Datacenters: the foundations of the digital world facing tomorrow’s challenges with Data4
Often invisible but essential, datacenters are the backbone of the digital ecosystem. They concentrate extremely demanding engineering constraints: ensuring around-the-clock service availability, scaling rapidly while maintaining high efficiency, and reducing environmental impact. Marie Chabanon, Chief Technical Officer at Data4, explains how the company builds its technological roadmap to anticipate future transformations and design the datacenters of tomorrow.
Why are datacenters considered the foundations of digital technology?
Datacenters are at the heart of the digital ecosystem. All the applications we use — in hospitals, in companies or at home for smart home devices — rely on these infrastructures.
Data first travels through transport systems — WiFi or physical fiber networks — before reaching a building: the datacenter. Inside, fibers connect to physical servers. The datacenter includes both the servers and the building envelope with all the necessary technical systems: cooling, electricity, and safety devices enabling the servers to run 24/7 even in the event of a failure, ensuring that services remain available at all times for users.
What is your role as a datacenter operator?
At Data4, our role is to design and build the physical and technical environment that enables servers to operate efficiently and securely. We construct the building, integrate the critical infrastructure, and ensure the reliability of systems supporting power, cooling, and connectivity. Once this environment is ready, we rent space and electrical capacity to companies such as cloud providers and IT firms, which then install their own servers inside the rooms. Our business is not about managing data or applications; it is entirely focused on engineering, infrastructure, and operational excellence. We are a technical and industrial operator whose mission is to guarantee a high-performance environment enabling our customers’ technologies to function without interruption.

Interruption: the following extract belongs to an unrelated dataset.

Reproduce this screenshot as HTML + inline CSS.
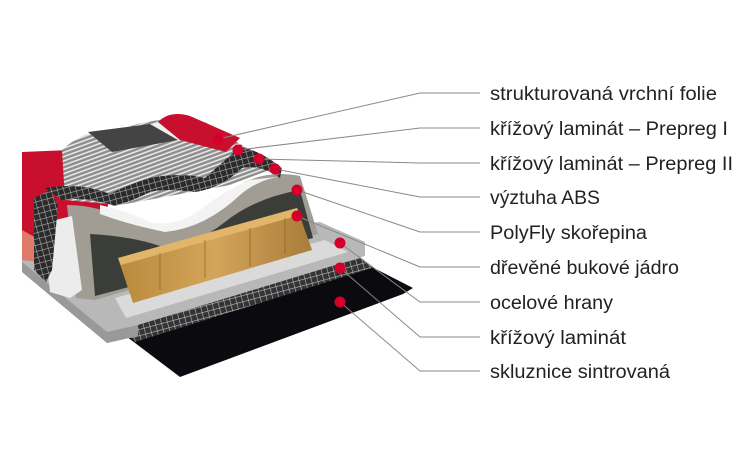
<!DOCTYPE html>
<html><head><meta charset="utf-8"><style>
html,body{margin:0;padding:0;background:#fff;width:755px;height:465px;overflow:hidden}
svg{display:block}
text{font-family:"Liberation Sans",sans-serif;font-size:19px;fill:#222}
</style></head><body>
<svg width="755" height="465" viewBox="0 0 755 465" xmlns="http://www.w3.org/2000/svg">
<defs>
<pattern id="grid" width="6" height="6" patternUnits="userSpaceOnUse" patternTransform="rotate(-15)">
<rect width="6" height="6" fill="#2a2a2a"/><path d="M0 0H6M0 0V6" stroke="#aaa" stroke-width="1.2"/>
</pattern>
<pattern id="grid2" width="6" height="6" patternUnits="userSpaceOnUse" patternTransform="rotate(-15)">
<rect width="6" height="6" fill="#333"/><path d="M0 0H6M0 0V6" stroke="#bbb" stroke-width="1.2"/>
</pattern>
<pattern id="stripe" width="4" height="4" patternUnits="userSpaceOnUse" patternTransform="rotate(-20)">
<rect width="4" height="4" fill="#8c8c8c"/><path d="M0 1H4" stroke="#eee" stroke-width="1.5"/>
</pattern>
<linearGradient id="wood" x1="0" y1="0" x2="1" y2="0">
<stop offset="0" stop-color="#b98a3c"/><stop offset=".5" stop-color="#d4a45a"/><stop offset="1" stop-color="#a97c3a"/>
</linearGradient>
</defs>
<!-- black base -->
<polygon points="118,330 370,266 413,288 403,294 180,377" fill="#0b0b0f"/>
<!-- grid laminate bottom -->
<polygon points="108,312 352,250 372,268 135,342" fill="url(#grid2)"/>
<!-- gray plate -->
<polygon points="22,250 320,222 365,242 365,256 138,325 138,336 107,343 22,272" fill="#b8b8b8"/>
<polygon points="22,262 107,332 138,325 138,336 107,343 22,272" fill="#999"/>
<polygon points="115,298 325,240 348,252 126,318" fill="#dadada"/>
<!-- red left -->
<polygon points="22,152 70,150 110,190 100,265 22,260" fill="#c8102e"/>
<polygon points="22,230 40,240 40,262 22,260" fill="#e07a6a"/>
<!-- top ridge striped -->
<path d="M62,150 Q85,128 120,130 Q150,118 175,120 L205,122 L250,150 L275,168 L230,185 L120,205 L65,200 Z" fill="url(#stripe)"/>
<polygon points="88,132 150,124 178,140 112,152" fill="#444"/>
<polygon points="150,124 175,120 196,138 178,140" fill="#f0f0f0"/>
<!-- red right top -->
<path d="M158,122 Q170,110 190,116 L240,138 L226,152 L180,140 Z" fill="#c8102e"/>
<!-- speckled shell -->
<path d="M67,205 Q100,205 130,222 Q160,232 190,218 Q220,200 245,182 Q270,170 300,176 L318,234 L95,300 L76,298 Z" fill="#a19d94"/>
<!-- dark shell -->
<path d="M90,234 Q130,236 160,246 Q195,246 225,222 Q255,198 300,190 L313,238 L95,296 Z" fill="#3b3d39"/>
<!-- wood -->
<polygon points="118,258 297,208 312,250 133,303" fill="url(#wood)"/>
<polygon points="118,258 297,208 300,215 121,265" fill="#e2b66a"/>
<path d="M160,253V290M205,240V278M250,228V266M285,218V254" stroke="#8a6228" stroke-width="1.2" opacity=".6"/>
<!-- white ABS -->
<polygon points="43,223 72,216 82,290 70,298 50,292" fill="#ececec"/>
<path d="M100,205 Q130,212 150,222 Q175,228 200,210 Q225,190 250,180 L285,176 Q260,178 240,195 Q205,228 165,232 Q130,225 100,214 Z" fill="#f3f3f3"/>
<!-- grid laminate top (wavy) -->
<path d="M45,188 Q80,182 110,194 Q130,184 150,178 Q180,172 205,178 Q225,160 240,147 Q260,150 282,168 L280,178 Q260,164 242,168 Q222,188 195,192 Q165,188 150,192 Q130,202 115,206 Q85,196 62,200 Z" fill="url(#grid)"/>
<polygon points="34,198 50,190 58,205 52,270 46,282 34,270" fill="url(#grid)"/>
<!-- leader lines -->
<g stroke="#888" stroke-width="1" fill="none">
<polyline points="480,93 420,93 218,139"/>
<polyline points="480,128 420,128 238,150"/>
<polyline points="480,163 420,163 259,159"/>
<polyline points="480,197 420,197 275,169"/>
<polyline points="480,232 420,232 297,190"/>
<polyline points="480,267 420,267 297,216"/>
<polyline points="480,302 420,302 340,243"/>
<polyline points="480,337 420,337 340,268"/>
<polyline points="480,371 420,371 340,302"/>
</g>
<g fill="#d4002a">
<circle cx="218" cy="139" r="5.5"/><circle cx="238" cy="150" r="5.5"/><circle cx="259" cy="159" r="5.5"/>
<circle cx="275" cy="169" r="5.5"/><circle cx="297" cy="190" r="5.5"/><circle cx="297" cy="216" r="5.5"/>
<circle cx="340" cy="243" r="5.5"/><circle cx="340" cy="268" r="5.5"/><circle cx="340" cy="302" r="5.5"/>
</g>
<g>
<text x="490" y="100" textLength="227" lengthAdjust="spacingAndGlyphs">strukturovaná vrchní folie</text>
<text x="490" y="135" textLength="238" lengthAdjust="spacingAndGlyphs">křížový laminát – Prepreg I</text>
<text x="490" y="170" textLength="243" lengthAdjust="spacingAndGlyphs">křížový laminát – Prepreg II</text>
<text x="490" y="204" textLength="110" lengthAdjust="spacingAndGlyphs">výztuha ABS</text>
<text x="490" y="239" textLength="157" lengthAdjust="spacingAndGlyphs">PolyFly skořepina</text>
<text x="490" y="274" textLength="189" lengthAdjust="spacingAndGlyphs">dřevěné bukové jádro</text>
<text x="490" y="309" textLength="123" lengthAdjust="spacingAndGlyphs">ocelové hrany</text>
<text x="490" y="344" textLength="136" lengthAdjust="spacingAndGlyphs">křížový laminát</text>
<text x="490" y="378" textLength="180" lengthAdjust="spacingAndGlyphs">skluznice sintrovaná</text>
</g>
</svg>
</body></html>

What are your major daily challenges?
Our daily challenges are primarily technical. To operate properly, a datacenter must benefit from a stable and continuous electrical supply, and it must maintain infrastructures capable of functioning even in the event of a grid failure. While Europe has the advantage of very high-quality electrical networks, this does not diminish the need for constant vigilance. All systems must be maintained in real time to guarantee that services remain operational 100% of the time.

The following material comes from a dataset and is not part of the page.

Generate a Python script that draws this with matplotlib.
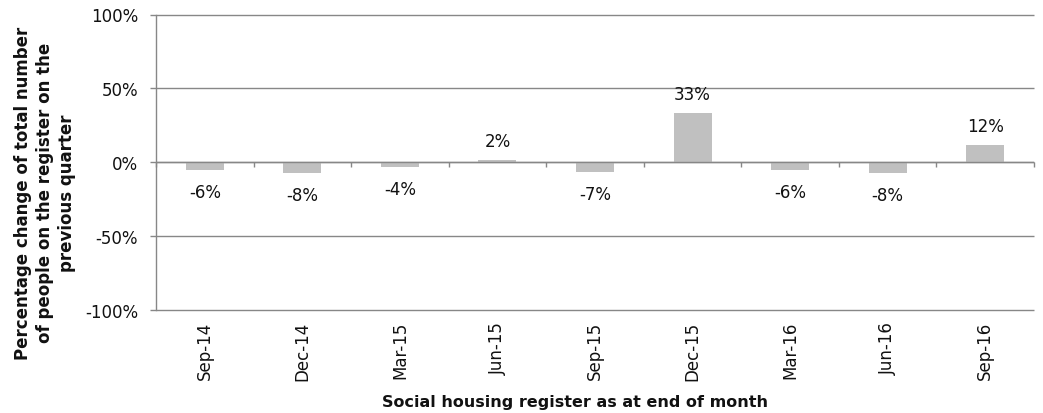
import matplotlib
matplotlib.use("Agg")
import matplotlib.pyplot as plt
import numpy as np

categories = ["Sep-14", "Dec-14", "Mar-15", "Jun-15", "Sep-15", "Dec-15", "Mar-16", "Jun-16", "Sep-16"]
values = [-5.6, -7.6, -3.6, 1.6, -6.6, 33.2, -5.6, -7.6, 11.6]
y_ticks = [-100, -50, 0, 50, 100]

plt.rcParams['font.family'] = ['DejaVu Sans']
grid_c = "#878787"
txt_c = "#111111"

fig = plt.figure(figsize=(10.43, 4.14), dpi=100)
ax = fig.add_axes([156/1043, 1 - 310.7/414, 878/1043, 295.2/414])

x = np.arange(len(categories))
ax.bar(x, values, width=0.39, color="#C0C0C0", zorder=3)

ax.set_xlim(-0.5, len(categories) - 0.5)
ax.set_ylim(-100, 100)
ax.set_yticks(y_ticks)
ax.set_yticklabels([f"{v}%" for v in y_ticks], fontsize=12, color=txt_c)
ax.hlines(y_ticks, -0.5, len(categories) - 0.5, color=grid_c, linewidth=1.0, zorder=1, clip_on=False)
ax.tick_params(axis='y', length=4.3, color=grid_c, width=1.0, pad=8.5)

for s in ["top", "right", "bottom"]:
    ax.spines[s].set_visible(False)
ax.spines["left"].set_color(grid_c)
ax.spines["left"].set_linewidth(1.0)

# zero axis with category boundary ticks
ax.axhline(0, color=grid_c, linewidth=1.0, zorder=4)
bounds = np.arange(len(categories) + 1) - 0.5
ax.vlines(bounds, -3.4, 0, color=grid_c, linewidth=1.0, zorder=4, clip_on=False)

ax.set_xticks(x)
ax.set_xticklabels(categories, rotation=90, fontsize=12, color=txt_c)
ax.tick_params(axis='x', length=0, pad=8)

for xi, v in zip(x, values):
    lab = f"{round(v):.0f}%"
    off = 13.7 if v >= 0 else -15.8
    ax.annotate(lab, (xi, v), xytext=(0, off), textcoords="offset points",
                ha="center", va="center", fontsize=12, color=txt_c)

fig.text(575/1043, 1 - 403/414, "Social housing register as at end of month",
         fontsize=11.5, fontweight="bold", ha="center", va="center", color=txt_c)
fig.text(45/1043, 1 - 193/414,
         "Percentage change of total number\nof people on the register on the\nprevious quarter",
         fontsize=12, fontweight="bold", ha="center", va="center", rotation=90,
         multialignment="center", linespacing=1.27, color=txt_c)

fig.savefig("out.png", dpi=100)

Another major challenge is the availability of skilled professionals. The datacenter market has grown so rapidly in recent years that recruiting, training, and retaining qualified experts and technicians has become increasingly difficult. It is a relatively young sector, and the acceleration of demand has created a real shortage of specialized resources. Ensuring that teams remain competent and well-trained is therefore essential to meet the expectations and reliability standards of our industry.
And then, environmental challenges. Digital technology already accounts for 2 to 3% of global electricity consumption and 4% of the carbon footprint, with 16% of that coming from data centers. With the rise of cloud computing and AI, these figures are set to increase. At Data4, we launched a “Data for Good” program as early as 2020 to reduce our impact. We are working on energy efficiency (+25% over 5 years), reducing water usage through closed-loop systems, and setting ambitious goals: carbon neutrality by 2030 for our direct emissions (scopes 1 and 2) and a 38% reduction in scope 3, notably by limiting the impact of concrete in construction.
What will the datacenters of the future look like?
They will be larger, more integrated into electrical grids and cities, and co-developed with cloud actors. The size of datacenters is booming. A few years ago, buildings of 5 MW were typical; today, we talk about 60 MW — infrastructures three times larger.
This growth goes along with a greater integration into cities: for instance, Data4 works on heat recovery to supply eco-districts. Datacenters are becoming key players in urban and energy networks. We envision infrastructures capable of capturing and redistributing heat, using renewable energies, and drastically reducing their environmental footprint. The future of datacenters lies in innovation and collaboration to reconcile digital performance and ecological transition.
SWEN Capital Partners supports the growth of Data4 StableCo
SWEN Capital Partners supports the growth of Data4 StableCo, which groups a portfolio of datacenters located near Paris, Milan and Madrid. Nearly 90% of the capacity is secured by long-term contracts with Tech giants, ensuring stable and predictable revenues. The company holds a leading position in these European markets, with strategic sites in high-demand zones and growth driven by the explosion in cloud and AI needs. It also stands out in terms of sustainability, having incorporated these considerations since its creation in 2006 and set ambitious environmental goals.